Extract the whole listing as it stands. Do not include the pictures.
»»
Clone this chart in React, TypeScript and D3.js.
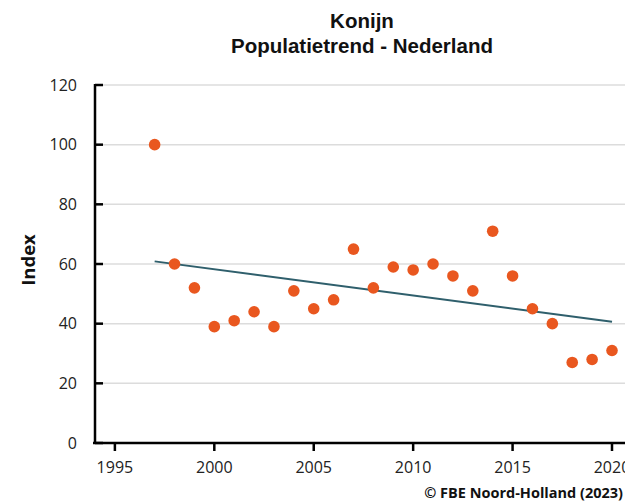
import React from "react";
import * as d3 from "d3";

const years = [1997, 1998, 1999, 2000, 2001, 2002, 2003, 2004, 2005, 2006, 2007, 2008, 2009, 2010, 2011, 2012, 2013, 2014, 2015, 2016, 2017, 2018, 2019, 2020];
const indexValues = [100, 60, 52, 39, 41, 44, 39, 51, 45, 48, 65, 52, 59, 58, 60, 56, 51, 71, 56, 45, 40, 27, 28, 31];
const xTicks = [1995, 2000, 2005, 2010, 2015, 2020];
const yTicks = [0, 20, 40, 60, 80, 100, 120];
const titleLines = ["Konijn", "Populatietrend - Nederland"];
const yLabel = "Index";
const credit = "© FBE Noord-Holland (2023)";

const W = 625;
const H = 501;

export default function App() {
  const x = d3.scaleLinear().domain([1994, 2020]).range([95, 612]);
  const y = d3.scaleLinear().domain([0, 120]).range([443, 85]);

  const data = years.map((yr, i) => ({ yr, v: indexValues[i] }));
  const xm = d3.mean(years)!;
  const ym = d3.mean(indexValues)!;
  const sxy = d3.sum(data, (d) => (d.yr - xm) * (d.v - ym));
  const sxx = d3.sum(data, (d) => (d.yr - xm) ** 2);
  const slope = sxy / sxx;
  const trend = [years[0], years[years.length - 1]].map((yr) => ({ yr, v: ym + slope * (yr - xm) }));
  const line = d3
    .line<{ yr: number; v: number }>()
    .x((d) => x(d.yr))
    .y((d) => y(d.v));

  const tickFont = "'Open Sans', 'DejaVu Sans', sans-serif";

  return (
    <svg
      width={W}
      height={H}
      style={{ position: "absolute", left: 0, top: 0, background: "#fff" }}
    >
      <rect x={0} y={0} width={W} height={H} fill="#fff" />
      {/* gridlines */}
      {yTicks.filter((t) => t > 0).map((t) => (
        <line key={t} x1={x(1994)} x2={W} y1={y(t)} y2={y(t)} stroke="#dcdcdc" strokeWidth={1.5} />
      ))}
      {/* trend */}
      <path d={line(trend)!} fill="none" stroke="#2f5f6c" strokeWidth={2} />
      {/* points */}
      {data.map((d) => (
        <circle key={d.yr} cx={x(d.yr)} cy={y(d.v)} r={5.8} fill="#e9571f" />
      ))}
      {/* y axis */}
      <line x1={x(1994)} x2={x(1994)} y1={y(120) - 1} y2={y(0) + 1} stroke="#000" strokeWidth={2.5} />
      {yTicks.map((t) => (
        <g key={t}>
          <line x1={x(1994)} x2={x(1994) + 8} y1={y(t)} y2={y(t)} stroke="#000" strokeWidth={2.5} />
          <text x={77} y={y(t)} dy="0.35em" textAnchor="end" fontFamily={tickFont} fontSize={16} fill="#222">
            {t}
          </text>
        </g>
      ))}
      {/* x axis */}
      <line x1={x(1994) - 2} x2={W} y1={y(0)} y2={y(0)} stroke="#000" strokeWidth={2.5} />
      {xTicks.map((t) => (
        <g key={t}>
          <line x1={x(t)} x2={x(t)} y1={y(0)} y2={y(0) + 8} stroke="#000" strokeWidth={2.5} />
          <text x={x(t)} y={y(0) + 30} textAnchor="middle" fontFamily={tickFont} fontSize={16} fill="#222">
            {t}
          </text>
        </g>
      ))}
      {/* title */}
      {titleLines.map((s, i) => (
        <text
          key={i}
          x={362}
          y={28 + i * 25}
          textAnchor="middle"
          fontFamily="'Liberation Sans', Arial, sans-serif"
          fontWeight="bold"
          fontSize={20.5}
          fill="#111"
        >
          {s}
        </text>
      ))}
      {/* y label */}
      <text
        transform={`translate(35,${260}) rotate(-90)`}
        textAnchor="middle"
        fontFamily={tickFont}
        fontWeight="bold"
        fontSize={18.5}
        fill="#111"
      >
        {yLabel}
      </text>
      {/* credit */}
      <text
        x={623}
        y={498}
        textAnchor="end"
        fontFamily={tickFont}
        fontWeight="bold"
        fontSize={14.5}
        fill="#111"
      >
        {credit}
      </text>
    </svg>
  );
}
««
* THE OUTPUT:
Clone this chart in React, TypeScript and D3.js.
import React from "react";
import * as d3 from "d3";

const years = [1997, 1998, 1999, 2000, 2001, 2002, 2003, 2004, 2005, 2006, 2007, 2008, 2009, 2010, 2011, 2012, 2013, 2014, 2015, 2016, 2017, 2018, 2019, 2020];
const indexValues = [100, 60, 52, 39, 41, 44, 39, 51, 45, 48, 65, 52, 59, 58, 60, 56, 51, 71, 56, 45, 40, 27, 28, 31];
const xTicks = [1995, 2000, 2005, 2010, 2015, 2020];
const yTicks = [0, 20, 40, 60, 80, 100, 120];
const titleLines = ["Konijn", "Populatietrend - Nederland"];
const yLabel = "Index";
const credit = "© FBE Noord-Holland (2023)";

const W = 625;
const H = 501;

export default function App() {
  const x = d3.scaleLinear().domain([1994, 2020]).range([95, 612]);
  const y = d3.scaleLinear().domain([0, 120]).range([443, 85]);

  const data = years.map((yr, i) => ({ yr, v: indexValues[i] }));
  const xm = d3.mean(years)!;
  const ym = d3.mean(indexValues)!;
  const sxy = d3.sum(data, (d) => (d.yr - xm) * (d.v - ym));
  const sxx = d3.sum(data, (d) => (d.yr - xm) ** 2);
  const slope = sxy / sxx;
  const trend = [years[0], years[years.length - 1]].map((yr) => ({ yr, v: ym + slope * (yr - xm) }));
  const line = d3
    .line<{ yr: number; v: number }>()
    .x((d) => x(d.yr))
    .y((d) => y(d.v));

  const tickFont = "'Open Sans', 'DejaVu Sans', sans-serif";

  return (
    <svg
      width={W}
      height={H}
      style={{ position: "absolute", left: 0, top: 0, background: "#fff" }}
    >
      <rect x={0} y={0} width={W} height={H} fill="#fff" />
      {/* gridlines */}
      {yTicks.filter((t) => t > 0).map((t) => (
        <line key={t} x1={x(1994)} x2={W} y1={y(t)} y2={y(t)} stroke="#dcdcdc" strokeWidth={1.5} />
      ))}
      {/* trend */}
      <path d={line(trend)!} fill="none" stroke="#2f5f6c" strokeWidth={2} />
      {/* points */}
      {data.map((d) => (
        <circle key={d.yr} cx={x(d.yr)} cy={y(d.v)} r={5.8} fill="#e9571f" />
      ))}
      {/* y axis */}
      <line x1={x(1994)} x2={x(1994)} y1={y(120) - 1} y2={y(0) + 1} stroke="#000" strokeWidth={2.5} />
      {yTicks.map((t) => (
        <g key={t}>
          <line x1={x(1994)} x2={x(1994) + 8} y1={y(t)} y2={y(t)} stroke="#000" strokeWidth={2.5} />
          <text x={77} y={y(t)} dy="0.35em" textAnchor="end" fontFamily={tickFont} fontSize={16} fill="#222">
            {t}
          </text>
        </g>
      ))}
      {/* x axis */}
      <line x1={x(1994) - 2} x2={W} y1={y(0)} y2={y(0)} stroke="#000" strokeWidth={2.5} />
      {xTicks.map((t) => (
        <g key={t}>
          <line x1={x(t)} x2={x(t)} y1={y(0)} y2={y(0) + 8} stroke="#000" strokeWidth={2.5} />
          <text x={x(t)} y={y(0) + 30} textAnchor="middle" fontFamily={tickFont} fontSize={16} fill="#222">
            {t}
          </text>
        </g>
      ))}
      {/* title */}
      {titleLines.map((s, i) => (
        <text
          key={i}
          x={362}
          y={28 + i * 25}
          textAnchor="middle"
          fontFamily="'Liberation Sans', Arial, sans-serif"
          fontWeight="bold"
          fontSize={20.5}
          fill="#111"
        >
          {s}
        </text>
      ))}
      {/* y label */}
      <text
        transform={`translate(35,${260}) rotate(-90)`}
        textAnchor="middle"
        fontFamily={tickFont}
        fontWeight="bold"
        fontSize={18.5}
        fill="#111"
      >
        {yLabel}
      </text>
      {/* credit */}
      <text
        x={623}
        y={498}
        textAnchor="end"
        fontFamily={tickFont}
        fontWeight="bold"
        fontSize={14.5}
        fill="#111"
      >
        {credit}
      </text>
    </svg>
  );
}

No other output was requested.